Recently the national dailies & digital platforms are flooded with news on theIndian Government’s xEVs focus and push for “No Subsidy” and at the same time huge impetus on “Lowering the Initial Acquisition Cost” to enable mass adoption in the country. This makes it imperative to look at best global practices and blend those with “Fit to India” innovation, that’s the only key to success in our kind of “GLOCAL – Value for Money” market.

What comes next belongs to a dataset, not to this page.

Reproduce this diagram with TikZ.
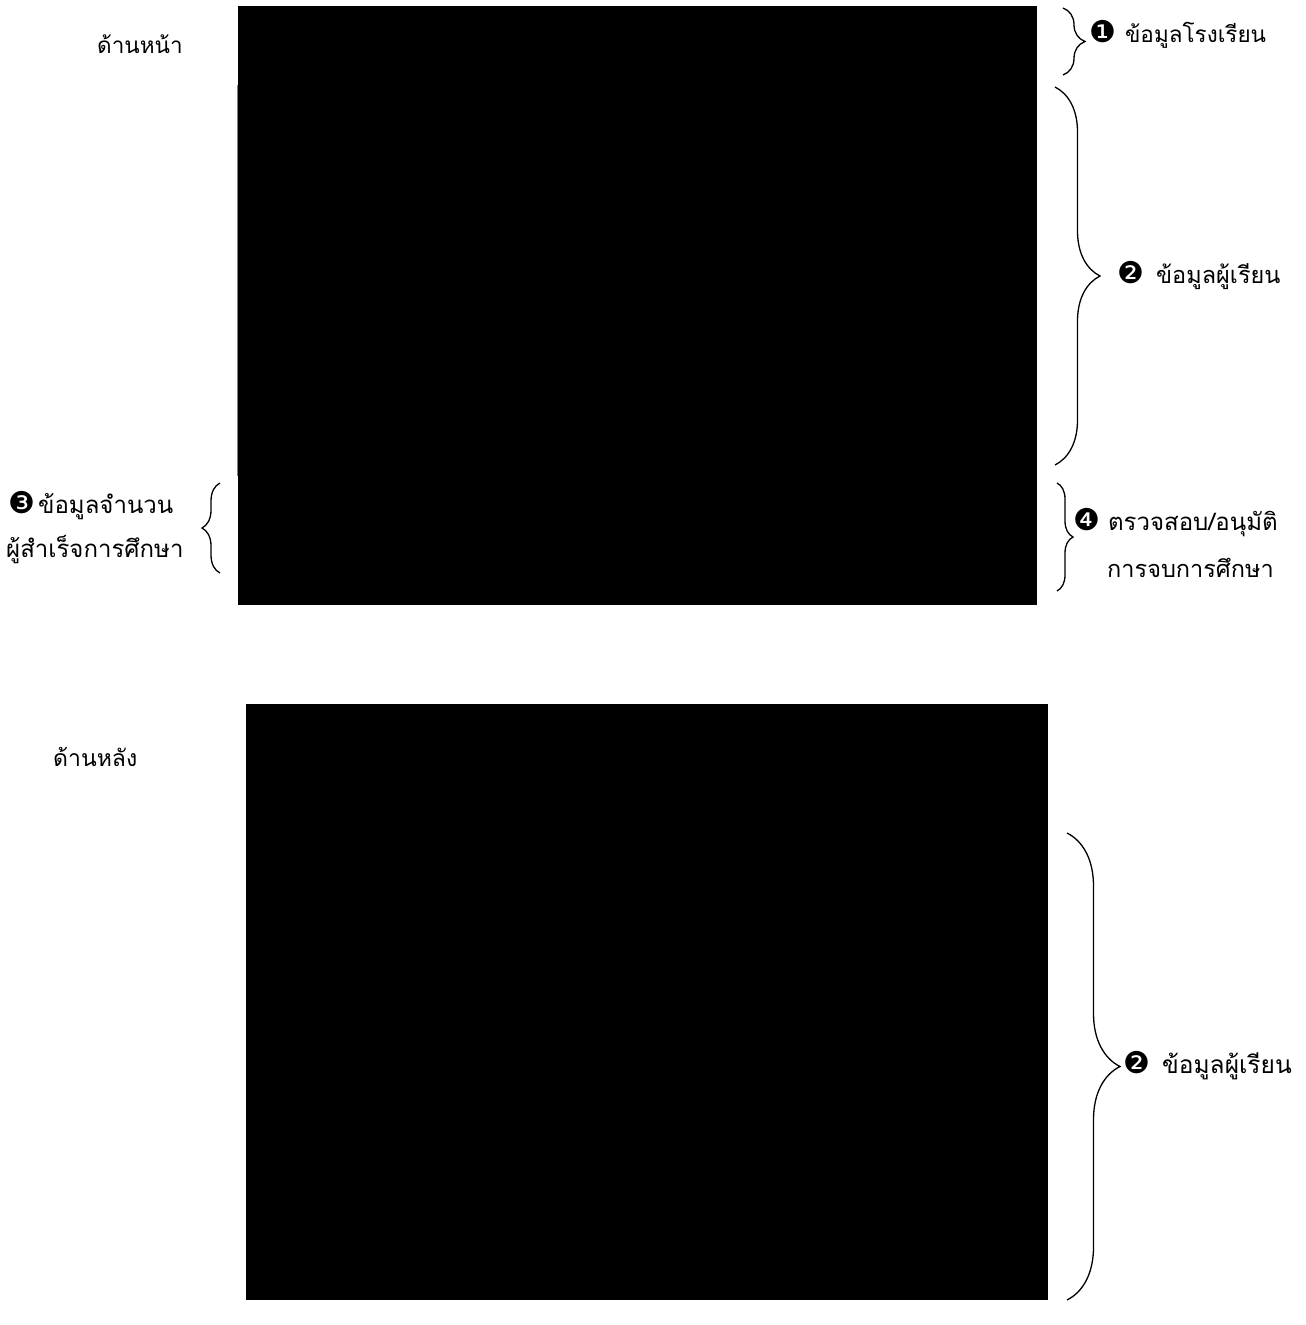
\documentclass[tikz,border=0pt]{standalone}
\usepackage{fontspec}
\newfontfamily\thaifont[Script=Thai]{Loma}
\newfontfamily\symfont{DejaVu Sans}
\usetikzlibrary{decorations.pathreplacing}
\newcommand{\thsize}[1]{\thaifont\fontsize{#1}{1.2\dimexpr#1pt\relax}\selectfont}
\newcommand{\numc}[1]{{\symfont\fontsize{30}{31}\selectfont #1}}
\begin{document}
\begin{tikzpicture}[x=1pt,y=-1pt,
  panel/.style={fill=black, draw=none, inner sep=0pt, outer sep=0pt, anchor=north west},
  lbl/.style={font=\thsize{23}, inner sep=0pt, anchor=base west},
  bracer/.style={decorate, decoration={brace, amplitude=#1}, line width=1.3pt},
]
\fill[white] (0,0) rectangle (1306,1325);
\useasboundingbox (0,0) rectangle (1306,1325);

% panels
\node[panel, minimum width=799pt, minimum height=599pt] (front) at (238,6) {};
\node[panel, minimum width=802pt, minimum height=596pt] (back) at (246,704) {};
\draw[gray, line width=0.8pt] (237,85) -- (237,476);

% side labels
\node[lbl, font=\thsize{22.5}] (lfront) at (97,53) {ด้านหน้า};
\node[lbl] (lback) at (53,766) {ด้านหลัง};

% brace 1
\coordinate (b1a) at (1063,8); \coordinate (b1b) at (1063,75);
\draw[bracer=22pt] (b1a) -- (b1b);
\node[lbl, font=\thsize{22.5}] (t1) at (1089,42) {\numc{❶}\hspace{9pt}ข้อมูลโรงเรียน};

% brace 2
\coordinate (b2a) at (1055,87); \coordinate (b2b) at (1055,465);
\draw[bracer=45pt] (b2a) -- (b2b);
\node[lbl, font=\thsize{23.5}] (t2) at (1117,283) {\numc{❷}\hspace{12pt}ข้อมูลผู้เรียน};

% brace 3 (left)
\coordinate (b3a) at (220,573); \coordinate (b3b) at (220,483);
\draw[bracer=18pt] (b3a) -- (b3b);
\node[lbl, font=\thsize{24}] (t3a) at (8,513) {\numc{❸}\hspace{3pt}ข้อมูลจำนวน};
\node[lbl, font=\thsize{24}] (t3b) at (6,557) {ผู้สำเร็จการศึกษา};

% brace 4
\coordinate (b4a) at (1057,483); \coordinate (b4b) at (1057,591);
\draw[bracer=16pt] (b4a) -- (b4b);
\node[lbl, font=\thsize{24}] (t4a) at (1073,530) {\numc{❹}\hspace{8pt}ตรวจสอบ/อนุมัติ};
\node[lbl, font=\thsize{23.5}] (t4b) at (1107,577) {การจบการศึกษา};

% brace 5
\coordinate (b5a) at (1067,833); \coordinate (b5b) at (1067,1300);
\draw[bracer=53pt] (b5a) -- (b5b);
\node[lbl, font=\thsize{24.5}] (t5) at (1123,1073) {\numc{❷}\hspace{12pt}ข้อมูลผู้เรียน};
\end{tikzpicture}
\end{document}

Infrastructure always comes before Innovation, viz telecommunication infrastructure has to be there for mass adoption of Internet and Internet had to exist to use web services, 3G telecom towers are required for rapid adoption of smartphones and so is the case with xEVs …… In India we need to look at, if not 100% but near to “Minimum compromise or No Compromise Switch” then the choice is obvious
Referring from my previous article “Which comes first “Electric Vehicle or Charging Infra”, way back in 1910 there were “8000 GE charger’s” also known as “Wattstation”installed for xEVs charging. On the flip side, in these 100 years the industry ecosystem & acceptability of xEVs has tremendously evolved, contrary to the case of charging infrastructure standardisation, globally we still have “Proliferating Standards” and lack of“Uniformity” across, with US, EU, Japan and now China also competing with different charging standards. In India we are at critical point of making choices for charging infrastructure standards. (Pls refer my first Article for Draft Standards released by ARAI Pune “ What comes first " Electric Vehicles" or "Charging Infra"”)
The benefit which ICE (Internal Combustion Engine) vehicle enjoys is that gasoline or petrol/diesel filling nozzles are same across the country and there is no worry of any compatibility challenges, the only difference is the shape & size of nozzles for CNG vs Diesel/Petrol. Undesirably, in case of xEV that’s not the case. In case of DC Fast Charging (DCFC), there are multiple standards competing with each other leading to further fragmenting the already struggling infrastructure Industry. One should definitely want to have the freedom to re-charge at any charging station without any worry of being incompatible with the charging infrastructure. The phrase “Plug-n-Play” is the operative word.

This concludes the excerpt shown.